The Afghan Empire was under threat in the early 19th century by the Persians in the west and the Sikh Empire in the east. Fateh Khan, leader of the Barakzai tribe, had installed 21 of his brothers in positions of power throughout the empire. After his death, they rebelled and divided up the provinces of the empire between themselves. During this turbulent period, Afghanistan had many temporary rulers until Dost Mohammad Khan declared himself emir in 1826. The Punjab region was lost to Ranjit Singh, who invaded Khyber Pakhtunkhwa and in 1834 captured the city of Peshawar. In 1837, during the Battle of Jamrud near the Khyber Pass, Akbar Khan and the Afghan army failed to capture the Jamrud fort from the Sikh Khalsa Army, but killed Sikh Commander Hari Singh Nalwa, thus ending the Afghan-Sikh Wars. By this time the British were advancing from the east and the first major conflict during “The Great Game” was initiated.

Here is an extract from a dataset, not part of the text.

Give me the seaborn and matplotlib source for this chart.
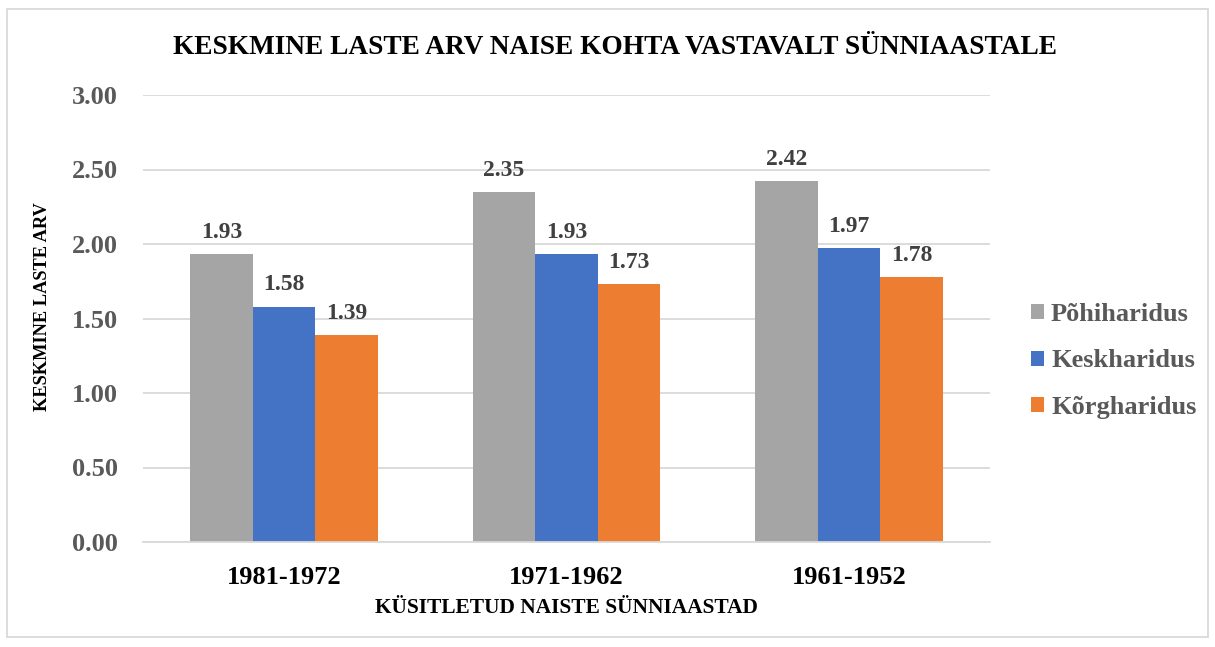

British Influence and Independent Kingdom:

In 1838, the British marched into Afghanistan and arrested Dost Mohammad, sent him into exile in India and replaced him with the previous ruler, Shah Shuja. Following an uprising, the 1842 retreat from Kabul of British-Indian forces and the annihilation of Elphinstone’s army, and the Battle of Kabul that led to its recapture, the British placed Dost Mohammad Khan back into power and withdrew their military forces from Afghanistan. In 1878, the Second Anglo-Afghan War was fought over perceived Russian influence, Abdur Rahman Khan replaced Ayub Khan, and Britain gained control of Afghanistan’s foreign relations as part of the Treaty of Gandamak of 1879. In 1893, Mortimer Durand made Amir Abdur Rahman Khan sign a controversial agreement in which the ethnic Pashtun and Baloch territories were divided by the Durand Line. This was a standard divide and rule policy of the British and would lead to strained relations, especially with the later new state of Pakistan. Shia-dominated Hazarajat and pagan Kafiristan remained politically independent until being conquered by Abdur Rahman Khan in 1891-1896.